-- BEGIN --

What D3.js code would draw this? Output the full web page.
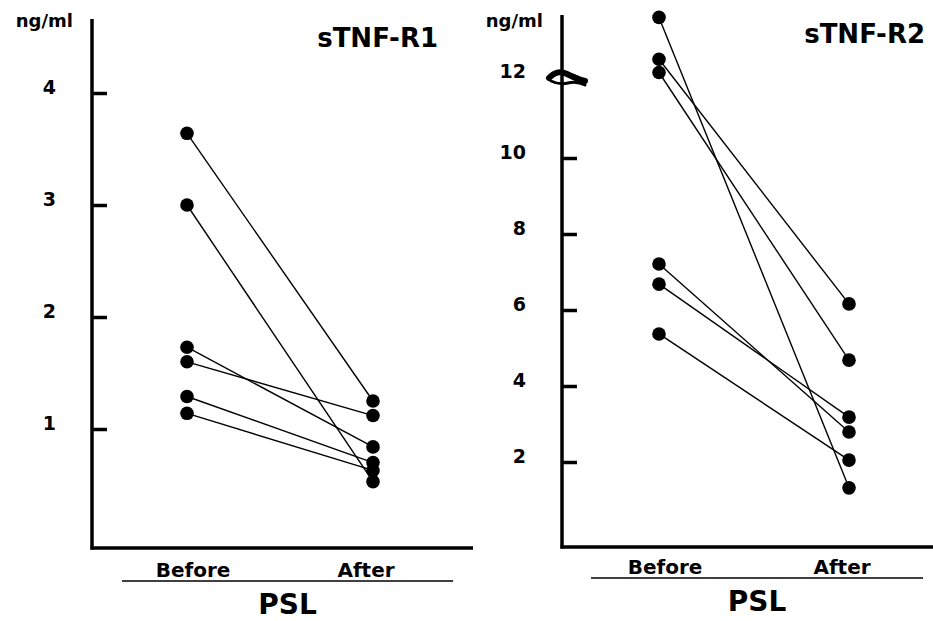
<!DOCTYPE html>
<html>
<head>
<meta charset="utf-8">
<script src="https://cdn.jsdelivr.net/npm/d3@7"></script>
<style>
  body { margin: 0; background: #fff; }
  text { font-family: "DejaVu Sans", sans-serif; font-weight: bold; fill: #000; }
</style>
</head>
<body>
<script>
// data
var groups = ["Before", "After"];

// sTNF-R1 (ng/ml), pairs patient by patient
var r1Before = [3.64, 3.0, 1.73, 1.60, 1.29, 1.14];
var r1After  = [1.25, 0.53, 0.84, 1.12, 0.70, 0.63];
var r1Ticks  = [1, 2, 3, 4];

// sTNF-R2 (ng/ml), the top three sit above the axis break
var r2Before = [13.7, 12.6, 12.25, 7.21, 6.68, 5.37];
var r2After  = [1.32, 6.16, 4.68, 2.79, 3.18, 2.05];
var r2Ticks  = [2, 4, 6, 8, 10];
var r2BreakValue = 12;

var svgWidth = 933;
var svgHeight = 621;

var svg = d3.select("body")
  .append("svg")
  .attr("width", svgWidth)
  .attr("height", svgHeight);

function drawPanel(p) {
  var g = svg.append("g");

  var y = d3.scaleLinear()
    .domain(p.yDomain)
    .range(p.yRange);

  var x = d3.scalePoint()
    .domain(groups)
    .range(p.xRange);

  // y axis: ticks point inward, labels sit on the tick line
  var yAxis = d3.axisLeft(y)
    .tickValues(p.ticks)
    .tickSizeInner(-15)
    .tickSizeOuter(0)
    .tickPadding(36)
    .tickFormat(d3.format("d"));

  var axisG = g.append("g")
    .attr("transform", `translate(${p.axisX},0)`)
    .call(yAxis);
  axisG.select(".domain").remove();
  axisG.selectAll(".tick line")
    .attr("stroke", "#000")
    .attr("stroke-width", 3.5);
  axisG.selectAll(".tick text")
    .attr("dy", 0)
    .style("font-size", "19px")
    .style("font-family", "DejaVu Sans, sans-serif")
    .style("font-weight", "bold");

  // axis lines
  g.append("line")
    .attr("x1", p.axisX).attr("x2", p.axisX)
    .attr("y1", p.axisTop).attr("y2", p.axisBottom + 1.5)
    .attr("stroke", "#000").attr("stroke-width", 3.5);
  g.append("line")
    .attr("x1", p.axisX - 1.5).attr("x2", p.axisRight)
    .attr("y1", p.axisBottom).attr("y2", p.axisBottom)
    .attr("stroke", "#000").attr("stroke-width", 3.5);

  // unit and title
  g.append("text")
    .attr("x", p.axisX - 19)
    .attr("y", p.unitY)
    .attr("text-anchor", "end")
    .style("font-size", "18px")
    .text("ng/ml");

  g.append("text")
    .attr("x", p.titleX)
    .attr("y", p.titleY)
    .attr("text-anchor", "end")
    .style("font-size", "26px")
    .text(p.title);

  // paired lines
  var pairs = p.before.map(function(b, i) { return { before: b, after: p.after[i] }; });

  g.selectAll(".pair")
    .data(pairs)
    .enter()
    .append("line")
    .attr("class", "pair")
    .attr("x1", x("Before"))
    .attr("y1", d => y(d.before))
    .attr("x2", x("After"))
    .attr("y2", d => y(d.after))
    .attr("stroke", "#000")
    .attr("stroke-width", 1.4);

  var dots = [];
  pairs.forEach(function(d) {
    dots.push({ group: "Before", value: d.before });
    dots.push({ group: "After", value: d.after });
  });

  g.selectAll(".dot")
    .data(dots)
    .enter()
    .append("circle")
    .attr("class", "dot")
    .attr("cx", d => x(d.group))
    .attr("cy", d => y(d.value))
    .attr("r", 6.8)
    .attr("fill", "#000");

  // group labels, underline, PSL
  g.selectAll(".grp")
    .data(groups)
    .enter()
    .append("text")
    .attr("class", "grp")
    .attr("x", (d, i) => x(d) + (i === 0 ? 6 : -7))
    .attr("y", p.groupY)
    .attr("text-anchor", "middle")
    .style("font-size", "20px")
    .text(d => d);

  g.append("line")
    .attr("x1", p.underline[0]).attr("x2", p.underline[1])
    .attr("y1", p.groupY + 4).attr("y2", p.groupY + 4)
    .attr("stroke", "#000").attr("stroke-width", 1.5);

  g.append("text")
    .attr("x", (p.underline[0] + p.underline[1]) / 2)
    .attr("y", p.groupY + 37)
    .attr("text-anchor", "middle")
    .style("font-size", "28px")
    .text("PSL");

  return { g: g, y: y };
}

drawPanel({
  title: "sTNF-R1",
  before: r1Before, after: r1After, ticks: r1Ticks,
  yDomain: [0, 4], yRange: [541, 93],
  xRange: [187, 373],
  axisX: 92, axisTop: 19, axisBottom: 548, axisRight: 473,
  unitY: 27, titleX: 438, titleY: 47,
  groupY: 577, underline: [122, 453]
});

var right = drawPanel({
  title: "sTNF-R2",
  before: r2Before, after: r2After, ticks: r2Ticks,
  yDomain: [0, 10], yRange: [538, 158],
  xRange: [659, 849],
  axisX: 562, axisTop: 15, axisBottom: 547, axisRight: 933,
  unitY: 27, titleX: 925, titleY: 43,
  groupY: 574, underline: [591, 923]
});

// "12" label and the axis break on the right panel
var yb = right.y(r2BreakValue) - 5;
right.g.append("text")
  .attr("x", 526)
  .attr("y", yb + 1)
  .attr("text-anchor", "end")
  .style("font-size", "19px")
  .text(r2BreakValue);

// wavy break mark: a thick upper stroke and a thinner lower one
right.g.append("path")
  .attr("d", `M549,${yb + 1} Q557,${yb - 8} 567,${yb - 3} T585,${yb + 4}`)
  .attr("fill", "none")
  .attr("stroke", "#000")
  .attr("stroke-width", 6)
  .attr("stroke-linecap", "round");
right.g.append("path")
  .attr("d", `M551,${yb + 4} Q559,${yb + 8} 568,${yb + 6} T585,${yb + 8}`)
  .attr("fill", "none")
  .attr("stroke", "#000")
  .attr("stroke-width", 3)
  .attr("stroke-linecap", "round");
</script>
</body>
</html>
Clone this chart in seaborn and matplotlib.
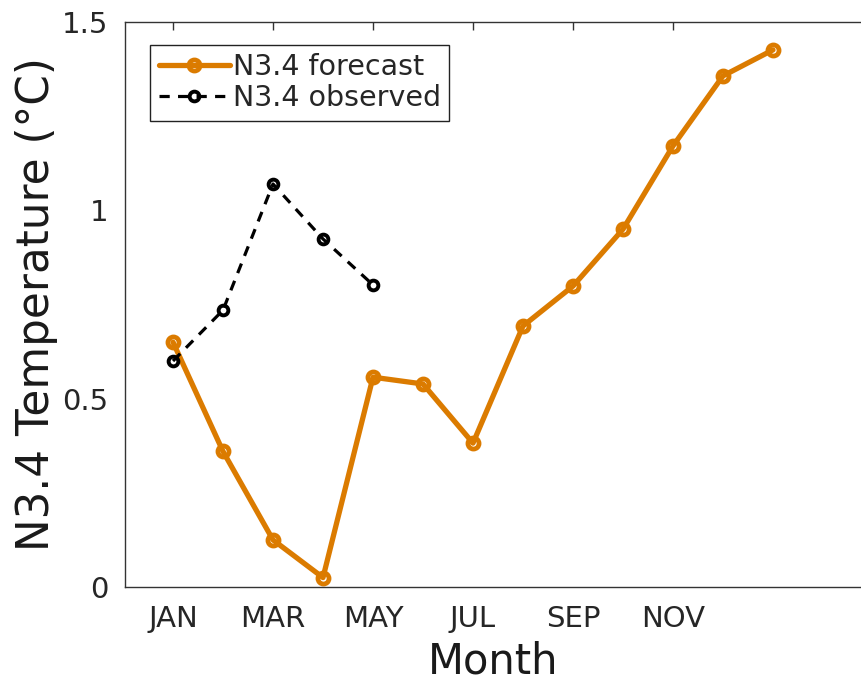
import matplotlib
matplotlib.use("Agg")
import matplotlib.pyplot as plt
import seaborn as sns
import pandas as pd

# Monthly Niño 3.4 anomalies (°C)
forecast_month = [1, 2, 3, 4, 5, 6, 7, 8, 9, 10, 11, 12, 13]
forecast_temp = [0.65, 0.36, 0.125, 0.025, 0.557, 0.539, 0.382, 0.693, 0.799, 0.950, 1.171, 1.357, 1.426]

observed_month = [1, 2, 3, 4, 5]
observed_temp = [0.600, 0.735, 1.070, 0.924, 0.802]

tick_positions = [1, 3, 5, 7, 9, 11]
tick_labels = ["JAN", "MAR", "MAY", "JUL", "SEP", "NOV"]
ytick_values = [0, 0.5, 1, 1.5]
ytick_labels = ["0", "0.5", "1", "1.5"]

ORANGE = "#DB7B00"

sns.set_style("white")
plt.rcParams["font.family"] = ["DejaVu Sans"]

fig = plt.figure(figsize=(8.62, 6.89), dpi=100)
ax = fig.add_axes([125 / 862, 102 / 689, 736 / 862, 565 / 689])

fc = pd.DataFrame({"month": forecast_month, "temp": forecast_temp})
ob = pd.DataFrame({"month": observed_month, "temp": observed_temp})

sns.lineplot(data=fc, x="month", y="temp", ax=ax, color=ORANGE, linewidth=3.8,
             marker="o", markersize=8, markerfacecolor="none",
             markeredgecolor=ORANGE, markeredgewidth=3.4, label="N3.4 forecast")
sns.lineplot(data=ob, x="month", y="temp", ax=ax, color="black", linewidth=2.3,
             linestyle=(0, (3.2, 2.6)), marker="o", markersize=7,
             markerfacecolor="none", markeredgecolor="black",
             markeredgewidth=2.8, label="N3.4 observed")

ax.set_xlim(0.04, 14.76)
ax.set_ylim(0, 1.5)
ax.set_xticks(tick_positions)
ax.set_xticklabels(tick_labels)
ax.set_yticks(ytick_values)
ax.set_yticklabels(ytick_labels)

ax.tick_params(axis="both", direction="in", length=6, width=1, colors="#333333",
               labelsize=21, labelcolor="#262626")
ax.tick_params(axis="x", top=True, pad=13)
ax.tick_params(axis="y", pad=12)

for side in ["left", "bottom", "top"]:
    ax.spines[side].set_visible(True)
    ax.spines[side].set_color("#333333")
    ax.spines[side].set_linewidth(1.0)
ax.spines["right"].set_visible(False)

ax.set_xlabel("Month", fontsize=30, color="#1a1a1a", labelpad=5)
ax.set_ylabel("N3.4 Temperature (°C)", fontsize=31.5, color="#1a1a1a", labelpad=3)

leg = ax.legend(loc="upper left", bbox_to_anchor=(0.034, 0.96), fontsize=20.5,
                frameon=True, fancybox=False, framealpha=1, edgecolor="#222222",
                handlelength=2.5, handletextpad=0.1, borderpad=0.3,
                labelspacing=0.1, borderaxespad=0)
leg.get_frame().set_linewidth(1.0)

fig.savefig("out.png", dpi=100)
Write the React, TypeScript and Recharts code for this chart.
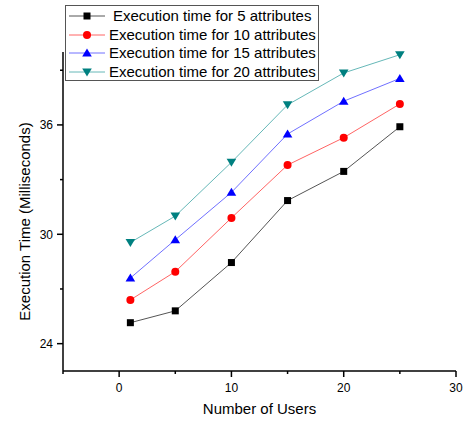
import { LineChart, Line, XAxis, YAxis, Legend } from "recharts";

const users = [1, 5, 10, 15, 20, 25];
const time5 = [25.15, 25.8, 28.45, 31.85, 33.45, 35.9];
const time10 = [26.4, 27.95, 30.9, 33.8, 35.3, 37.15];
const time15 = [27.6, 29.7, 32.3, 35.5, 37.3, 38.55];
const time20 = [29.55, 31.0, 33.95, 37.1, 38.85, 39.85];

const xTicks = [-5, 0, 5, 10, 15, 20, 25, 30];
const xLabelTicks = [0, 10, 20, 30];
const yTicks = [24, 27, 30, 33, 36, 39];
const yLabelTicks = [24, 30, 36];

const FONT = "'Liberation Sans', Arial, sans-serif";

type Shape = "square" | "circle" | "up" | "down";

interface SeriesDef {
  key: string;
  name: string;
  color: string;
  lineColor: string;
  shape: Shape;
}

const series: SeriesDef[] = [
  { key: "t5", name: "Execution time for 5 attributes", color: "#000000", lineColor: "#555555", shape: "square" },
  { key: "t10", name: "Execution time for 10 attributes", color: "#ff0000", lineColor: "#ff6464", shape: "circle" },
  { key: "t15", name: "Execution time for 15 attributes", color: "#0000ff", lineColor: "#7070ff", shape: "up" },
  { key: "t20", name: "Execution time for 20 attributes", color: "#008080", lineColor: "#66b8b8", shape: "down" },
];

const data = users.map((u, i) => ({
  users: u,
  t5: time5[i],
  t10: time10[i],
  t15: time15[i],
  t20: time20[i],
}));

function Marker({ cx, cy, shape, color }: { cx: number; cy: number; shape: Shape; color: string }) {
  if (shape === "square") {
    return <rect x={cx - 3.5} y={cy - 3.5} width={7} height={7} fill={color} />;
  }
  if (shape === "circle") {
    return <circle cx={cx} cy={cy} r={4} fill={color} />;
  }
  if (shape === "up") {
    return <polygon points={`${cx - 4.8},${cy + 3.5} ${cx + 4.8},${cy + 3.5} ${cx},${cy - 4.5}`} fill={color} />;
  }
  return <polygon points={`${cx - 4.8},${cy - 3.5} ${cx + 4.8},${cy - 3.5} ${cx},${cy + 4.5}`} fill={color} />;
}

function XTick(props: any) {
  const { x, y, payload } = props;
  const major = xLabelTicks.includes(payload.value);
  return (
    <g>
      <line x1={x} y1={y} x2={x} y2={y + (major ? 6 : 3)} stroke="#000" strokeWidth={1.5} />
      {major && (
        <text x={x} y={y + 21} textAnchor="middle" fontSize={12} fontFamily={FONT} fill="#000">
          {payload.value}
        </text>
      )}
    </g>
  );
}

function YTick(props: any) {
  const { x, y, payload } = props;
  const major = yLabelTicks.includes(payload.value);
  return (
    <g>
      <line x1={x} y1={y} x2={x - (major ? 6 : 3)} y2={y} stroke="#000" strokeWidth={1.5} />
      {major && (
        <text x={x - 10} y={y + 4.5} textAnchor="end" fontSize={12} fontFamily={FONT} fill="#000">
          {payload.value}
        </text>
      )}
    </g>
  );
}

function LegendBox() {
  return (
    <div
      style={{
        width: 254,
        height: 76,
        boxSizing: "border-box",
        border: "1px solid #555",
        background: "#fff",
        padding: "1px 0 0 2px",
        fontFamily: FONT,
        fontSize: 15,
        color: "#000",
      }}
    >
      {series.map((s, i) => (
        <div key={s.key} style={{ display: "flex", alignItems: "center", height: 18.5 }}>
          <svg width={38} height={12} style={{ flex: "none" }}>
            <line x1={1} y1={6} x2={37} y2={6} stroke={s.lineColor} strokeWidth={1} />
            <Marker cx={19} cy={6} shape={s.shape} color={s.color} />
          </svg>
          <span style={{ marginLeft: i === 0 ? 7 : 3, whiteSpace: "nowrap", lineHeight: "18px" }}>{s.name}</span>
        </div>
      ))}
    </div>
  );
}

export default function App() {
  return (
    <div style={{ position: "absolute", left: 0, top: 0, background: "#fff" }}>
      <LineChart width={466} height={421} data={data} margin={{ top: 52, right: 10, bottom: 20, left: 0 }}>
        <XAxis
          dataKey="users"
          type="number"
          domain={[-5, 30]}
          ticks={xTicks}
          interval={0}
          height={30}
          tickSize={0}
          tickMargin={0}
          tickLine={false}
          axisLine={{ stroke: "#000", strokeWidth: 1.5 }}
          tick={<XTick />}
          label={{
            value: "Number of Users",
            position: "bottom",
            offset: 2,
            fontSize: 15,
            fontFamily: FONT,
            fill: "#000",
          }}
        />
        <YAxis
          type="number"
          domain={[22.5, 40]}
          ticks={yTicks}
          interval={0}
          width={63}
          tickSize={0}
          tickMargin={0}
          tickLine={false}
          axisLine={{ stroke: "#000", strokeWidth: 1.5 }}
          tick={<YTick />}
          label={{
            content: (p: any) => {
              const vb = p.viewBox || { x: 0, y: 52, height: 319 };
              const cx = vb.x + 24;
              const cy = vb.y + vb.height / 2 + 10;
              return (
                <text
                  x={cx}
                  y={cy}
                  transform={`rotate(-90 ${cx} ${cy})`}
                  textAnchor="middle"
                  dominantBaseline="central"
                  fontSize={15}
                  fontFamily={FONT}
                  fill="#000"
                >
                  Execution Time (Milliseconds)
                </text>
              );
            },
          }}
        />
        <Legend
          layout="vertical"
          align="center"
          verticalAlign="middle"
          wrapperStyle={{ left: 65, top: 5, width: 254, height: 76 }}
          content={() => <LegendBox />}
        />
        {series.map((s) => (
          <Line
            key={s.key}
            dataKey={s.key}
            name={s.name}
            type="linear"
            stroke={s.lineColor}
            strokeWidth={1}
            isAnimationActive={false}
            dot={(p: any) => <Marker key={`${s.key}-${p.index}`} cx={p.cx} cy={p.cy} shape={s.shape} color={s.color} />}
            activeDot={false}
          />
        ))}
      </LineChart>
    </div>
  );
}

-- END --

TASK OBJECTIVE:
Search the lines for the string "matplotlib" and copy every line that has it.

RESULT OF THE EXERCISE:
Clone this chart in seaborn and matplotlib.
import matplotlib
matplotlib.use("Agg")
import matplotlib.pyplot as plt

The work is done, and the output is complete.